What this task involves — From the first line of the listing below to the line with "W).attr('height', H).attr('fill', '#deefdc');", print each line exactly, and nothing more. Leave out the pictures.

Collected material —
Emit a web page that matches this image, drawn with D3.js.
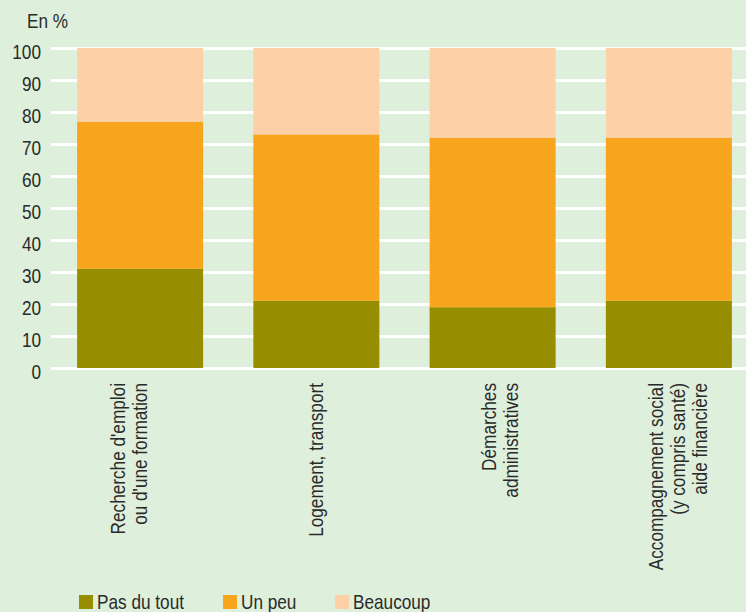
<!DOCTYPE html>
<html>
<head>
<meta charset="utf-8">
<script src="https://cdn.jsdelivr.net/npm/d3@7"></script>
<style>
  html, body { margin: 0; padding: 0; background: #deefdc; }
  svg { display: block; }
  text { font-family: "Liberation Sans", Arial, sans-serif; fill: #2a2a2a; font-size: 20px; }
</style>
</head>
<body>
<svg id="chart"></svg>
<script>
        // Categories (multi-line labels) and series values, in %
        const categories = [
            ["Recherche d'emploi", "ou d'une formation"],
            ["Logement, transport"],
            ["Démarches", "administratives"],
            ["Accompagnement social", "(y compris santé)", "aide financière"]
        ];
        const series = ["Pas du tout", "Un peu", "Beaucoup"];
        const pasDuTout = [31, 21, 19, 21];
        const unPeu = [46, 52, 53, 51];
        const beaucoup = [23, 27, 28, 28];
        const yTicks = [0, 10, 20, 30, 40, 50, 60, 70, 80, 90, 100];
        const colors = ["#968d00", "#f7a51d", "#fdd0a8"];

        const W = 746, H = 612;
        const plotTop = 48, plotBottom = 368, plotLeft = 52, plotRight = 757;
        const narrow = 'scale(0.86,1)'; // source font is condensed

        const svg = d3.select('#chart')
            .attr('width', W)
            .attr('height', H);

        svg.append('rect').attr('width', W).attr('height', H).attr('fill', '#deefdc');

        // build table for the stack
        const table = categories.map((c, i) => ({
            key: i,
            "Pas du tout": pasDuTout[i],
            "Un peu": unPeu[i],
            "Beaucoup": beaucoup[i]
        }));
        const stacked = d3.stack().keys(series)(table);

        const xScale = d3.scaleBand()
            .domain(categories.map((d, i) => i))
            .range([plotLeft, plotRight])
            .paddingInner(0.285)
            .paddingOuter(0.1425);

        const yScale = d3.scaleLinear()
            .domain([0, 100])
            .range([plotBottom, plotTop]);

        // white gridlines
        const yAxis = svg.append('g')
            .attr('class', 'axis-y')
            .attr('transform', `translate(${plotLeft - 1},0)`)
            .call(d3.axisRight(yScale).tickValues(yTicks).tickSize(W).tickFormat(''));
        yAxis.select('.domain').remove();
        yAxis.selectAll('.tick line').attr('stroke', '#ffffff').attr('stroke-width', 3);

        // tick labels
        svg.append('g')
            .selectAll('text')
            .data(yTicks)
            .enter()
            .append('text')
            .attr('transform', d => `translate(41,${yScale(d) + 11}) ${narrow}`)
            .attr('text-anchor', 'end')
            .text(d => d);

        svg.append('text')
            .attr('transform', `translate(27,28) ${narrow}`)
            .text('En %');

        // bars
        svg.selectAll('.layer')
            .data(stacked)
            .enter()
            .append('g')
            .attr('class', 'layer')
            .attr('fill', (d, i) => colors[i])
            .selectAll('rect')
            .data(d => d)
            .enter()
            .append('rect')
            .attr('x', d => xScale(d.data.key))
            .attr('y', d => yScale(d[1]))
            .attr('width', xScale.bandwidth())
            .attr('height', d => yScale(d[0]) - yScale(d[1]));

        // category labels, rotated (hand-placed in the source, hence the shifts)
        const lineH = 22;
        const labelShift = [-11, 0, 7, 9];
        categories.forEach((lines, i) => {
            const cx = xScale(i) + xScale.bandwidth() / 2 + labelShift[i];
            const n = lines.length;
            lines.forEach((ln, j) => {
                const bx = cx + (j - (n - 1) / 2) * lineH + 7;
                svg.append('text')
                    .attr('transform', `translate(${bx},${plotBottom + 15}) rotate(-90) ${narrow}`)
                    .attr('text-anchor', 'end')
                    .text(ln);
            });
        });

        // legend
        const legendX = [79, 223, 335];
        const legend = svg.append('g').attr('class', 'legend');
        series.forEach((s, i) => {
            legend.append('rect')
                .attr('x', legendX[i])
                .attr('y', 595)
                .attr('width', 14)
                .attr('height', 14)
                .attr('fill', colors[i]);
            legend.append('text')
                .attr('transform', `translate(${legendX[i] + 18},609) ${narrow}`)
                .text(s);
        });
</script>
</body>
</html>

Result of the exercise —
Emit a web page that matches this image, drawn with D3.js.
<!DOCTYPE html>
<html>
<head>
<meta charset="utf-8">
<script src="https://cdn.jsdelivr.net/npm/d3@7"></script>
<style>
  html, body { margin: 0; padding: 0; background: #deefdc; }
  svg { display: block; }
  text { font-family: "Liberation Sans", Arial, sans-serif; fill: #2a2a2a; font-size: 20px; }
</style>
</head>
<body>
<svg id="chart"></svg>
<script>
        // Categories (multi-line labels) and series values, in %
        const categories = [
            ["Recherche d'emploi", "ou d'une formation"],
            ["Logement, transport"],
            ["Démarches", "administratives"],
            ["Accompagnement social", "(y compris santé)", "aide financière"]
        ];
        const series = ["Pas du tout", "Un peu", "Beaucoup"];
        const pasDuTout = [31, 21, 19, 21];
        const unPeu = [46, 52, 53, 51];
        const beaucoup = [23, 27, 28, 28];
        const yTicks = [0, 10, 20, 30, 40, 50, 60, 70, 80, 90, 100];
        const colors = ["#968d00", "#f7a51d", "#fdd0a8"];

        const W = 746, H = 612;
        const plotTop = 48, plotBottom = 368, plotLeft = 52, plotRight = 757;
        const narrow = 'scale(0.86,1)'; // source font is condensed

        const svg = d3.select('#chart')
            .attr('width', W)
            .attr('height', H);

        svg.append('rect').attr('width', W).attr('height', H).attr('fill', '#deefdc');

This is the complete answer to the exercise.